604. Design Compressed String Iterator 迭代压缩字符串
2022年3月7日
- 作者: 负雪明烛
- id: fuxuemingzhu
- 个人博客:http://fuxuemingzhu.cn/
@TOC
题目地址:https://leetcode-cn.com/problems/design-compressed-string-iterator/
题目描述
Design and implement a data structure for a compressed string iterator. It should support the following operations: next
and hasNext
.
The given compressed string will be in the form of each letter followed by a positive integer representing the number of this letter existing in the original uncompressed string.
next()
- if the original string still has uncompressed characters, return the next letter; Otherwise return a white space.hasNext()

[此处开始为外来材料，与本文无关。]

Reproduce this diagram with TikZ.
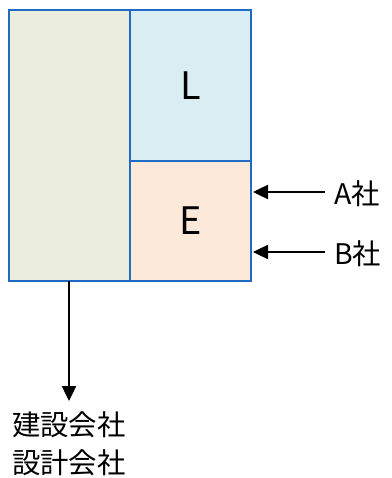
\documentclass[tikz,border=0pt]{standalone}
\usepackage{fontspec}
\setmainfont{Noto Sans CJK JP}
\usetikzlibrary{arrows.meta}
\definecolor{bordc}{HTML}{1F6BC4}
\definecolor{leftc}{HTML}{EBEEDF}
\definecolor{lc}{HTML}{DAEDF3}
\definecolor{ec}{HTML}{FDE9D9}
\tikzset{
  panel/.style={draw=bordc, line width=2bp, inner sep=0pt, outer sep=0pt, anchor=north west, font=\fontsize{38}{40}\selectfont},
  arr/.style={-{Triangle[length=15bp,width=14bp]}, line width=2.4bp, black},
  lab/.style={font=\fontsize{28.5}{38}\selectfont, inner sep=0pt, anchor=west, align=left}
}
\begin{document}
\begin{tikzpicture}[x=1bp,y=-1bp]
\useasboundingbox (0,0) rectangle (391,478);
\node[panel, fill=leftc, minimum width=121bp, minimum height=271bp] (left) at (9,10) {};
\node[panel, fill=lc, minimum width=121bp, minimum height=151bp] (L) at (130,10) {L};
\node[panel, fill=ec, minimum width=121bp, minimum height=120bp] (E) at (130,161) {E};
\node[lab] (A) at (334,194) {A社};
\node[lab] (B) at (334,254) {B社};
\node[lab] (co) at (12,444) {建設会社\\設計会社};
\coordinate (Aend) at (253,192);
\coordinate (Bend) at (253,252);
\draw[arr] (A.west -| 325,0) ++(0,-2) -- (Aend);
\draw[arr] (B.west -| 325,0) ++(0,-2) -- (Bend);
\draw[arr] (left.south -| 69,0) -- (69,401);
\end{tikzpicture}
\end{document}
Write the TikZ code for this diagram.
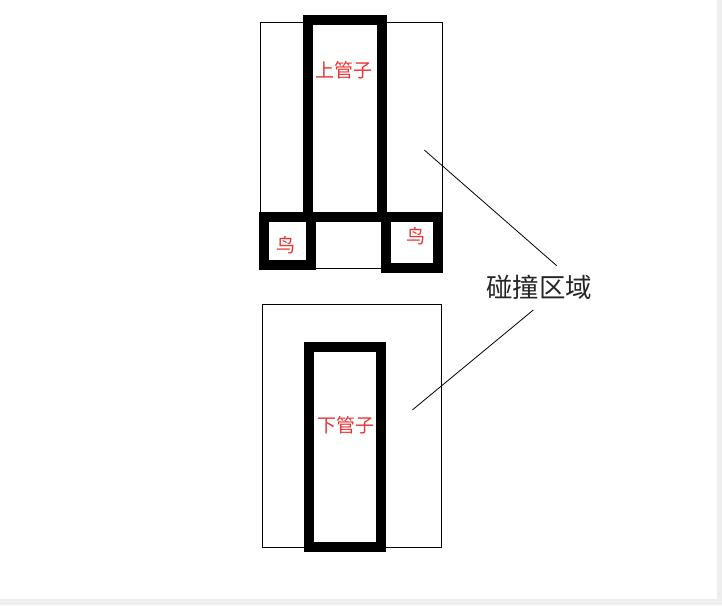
\documentclass[tikz,border=0pt]{standalone}
\usepackage{fontspec}
\newfontfamily\cjk{Noto Sans CJK SC}
\definecolor{lbl}{RGB}{236,52,52}
\definecolor{pagegray}{RGB}{238,238,238}
\begin{document}
\begin{tikzpicture}[x=1pt,y=-1pt,
  zone/.style={draw=black,line width=1pt},
  wall/.style={draw=black,line width=10pt,line join=miter},
  redlbl/.style={text=lbl,font=\cjk\fontsize{19}{19}\selectfont,inner sep=0pt},
  biglbl/.style={text=black!85,font=\cjk\fontsize{26.5}{26.5}\selectfont,inner sep=0pt},
  leader/.style={draw=black,line width=0.8pt}]
\useasboundingbox (0,0) rectangle (722,605);
\fill[pagegray] (0,0) rectangle (722,605);
\fill[white] (0,0) rectangle (717,599);
% collision zones
\draw[zone] (260.5,22.5) rectangle (442.5,268);
\draw[zone] (262.5,304.5) rectangle (441.5,547.5);
% pipes
\draw[wall] (308.3,20) rectangle (382,217.3);
\draw[wall] (309,346.7) rectangle (381,546.7);
% birds
\draw[wall] (264,216.7) rectangle (310.7,265.3);
\draw[wall] (386.3,216.7) rectangle (437.7,268);
% labels
\node[redlbl] (up) at (344,70) {上管子};
\node[redlbl] (down) at (346,425) {下管子};
\node[redlbl] (b1) at (286,245) {鸟};
\node[redlbl] (b2) at (416,236) {鸟};
\node[biglbl] (cz) at (539,287) {碰撞区域};
% leaders
\coordinate (p1) at (424.3,150);
\coordinate (p2) at (412.3,410);
\coordinate (c1) at (556.7,265.7);
\coordinate (c2) at (533.3,310);
\draw[leader] (p1) -- (c1);
\draw[leader] (c2) -- (p2);
\end{tikzpicture}
\end{document}
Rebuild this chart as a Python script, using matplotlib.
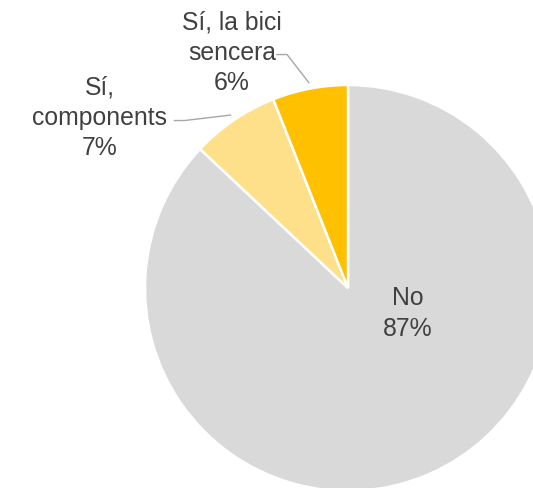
import matplotlib

matplotlib.use("Agg")
import numpy as np
import matplotlib.pyplot as plt

# data (clockwise from 12 o'clock, as in the original)
labels = ["No", "Sí,\ncomponents", "Sí, la bici\nsencera"]
shares = [87, 7, 6]
colors = ["#D9D9D9", "#FFE08A", "#FFC000"]

# label placement in pie-radius units, and leader elbows (None = inside)
label_pos = [(0.295, -0.125), (-1.224, 0.838), (-0.572, 1.16)]
elbows = [None, [(-0.855, 0.825), (-0.805, 0.825)], [(-0.350, 1.150), (-0.300, 1.150)]]

W, H = 533, 488
cx, cy, r = 348, 288, 203  # pie centre / radius in pixels

fig = plt.figure(figsize=(W / 100, H / 100), dpi=100)
ax = fig.add_axes([(cx - r) / W, (H - cy - r) / H, 2 * r / W, 2 * r / H])

wedges, _ = ax.pie(shares, colors=colors, startangle=90, counterclock=False,
                   wedgeprops=dict(edgecolor="white", linewidth=1.8))
ax.set_xlim(-1, 1)
ax.set_ylim(-1, 1)
ax.axis("off")

txt_kw = dict(ha="center", va="center", fontsize=17.8, color="#404040",
              family="Liberation Sans", linespacing=1.33, clip_on=False)

for w, lab, val, pos, elb in zip(wedges, labels, shares, label_pos, elbows):
    ax.text(pos[0], pos[1], f"{lab}\n{val}%", **txt_kw)
    if elb is not None:
        mid = np.deg2rad((w.theta1 + w.theta2) / 2)
        end = (1.03 * np.cos(mid), 1.03 * np.sin(mid))
        xs = [elb[0][0], elb[1][0], end[0]]
        ys = [elb[0][1], elb[1][1], end[1]]
        ax.plot(xs, ys, color="#A6A6A6", lw=1.0, clip_on=False)

fig.savefig("out.png", dpi=100)
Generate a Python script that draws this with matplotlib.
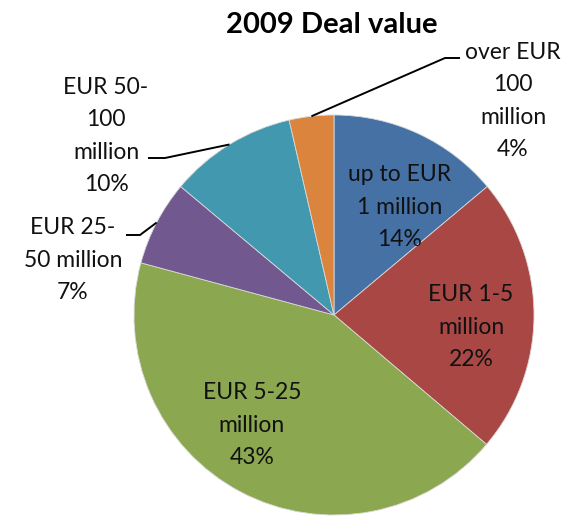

- Judge whether there is any letter needs to be uncompressed.
Note:
- Please remember to RESET your class variables declared in StringIterator, as static/class variables are persisted across multiple test cases. Please see here for more details.
Example:
StringIterator iterator = new StringIterator("L1e2t1C1o1d1e1");
iterator.next(); // return 'L'
iterator.next(); // return 'e'
iterator.next(); // return 'e'
iterator.next(); // return 't'
iterator.next(); // return 'C'
iterator.next(); // return 'o'
iterator.next(); // return 'd'
iterator.hasNext(); // return true
iterator.next(); // return 'e'
iterator.hasNext(); // return false
iterator.next(); // return ' '
题目大意
对于一个压缩字符串,设计一个数据结构,它支持如下两种操作: next 和 hasNext。 给定的压缩字符串格式为:每个字母后面紧跟一个正整数,这个整数表示该字母在解压后的字符串里连续出现的次数。
- next() - 如果压缩字符串仍然有字母未被解压,则返回下一个字母,否则返回一个空格。
- hasNext() - 判断是否还有字母仍然没被解压。
解题方法
维护当前字符和次数
这个题是很常见的题目,使用变量分别保存当前的字符以及其出现的次数,如果所有的字符都用完则没有下一个字符了。
注意两点:
- 字符出现的次数可能>=10
- 最后一个字符用完时才算结束
C++代码如下:
class StringIterator {
public:
StringIterator(string compressedString) {
str = compressedString;
index = 0;
cur = ' ';
count = 0;
}
char next() {
if (!hasNext()) {
return ' ';
}
if (count != 0) {
count --;
return cur;
}
cur = str[index];
index ++;
while (str[index] >= '0' && str[index] <= '9') {
count = 10 * count + str[index] - '0';
index ++;
}
count --;
return cur;
}
bool hasNext() {
return index < str.size() || count != 0;
}
private:
string str;
int index;
char cur;
int count;
};
/**
* Your StringIterator object will be instantiated and called as such:
* StringIterator* obj = new StringIterator(compressedString);
* char param_1 = obj->next();
* bool param_2 = obj->hasNext();
*/
日期
2019 年 9 月 19 日 —— 举杯邀明月,对影成三人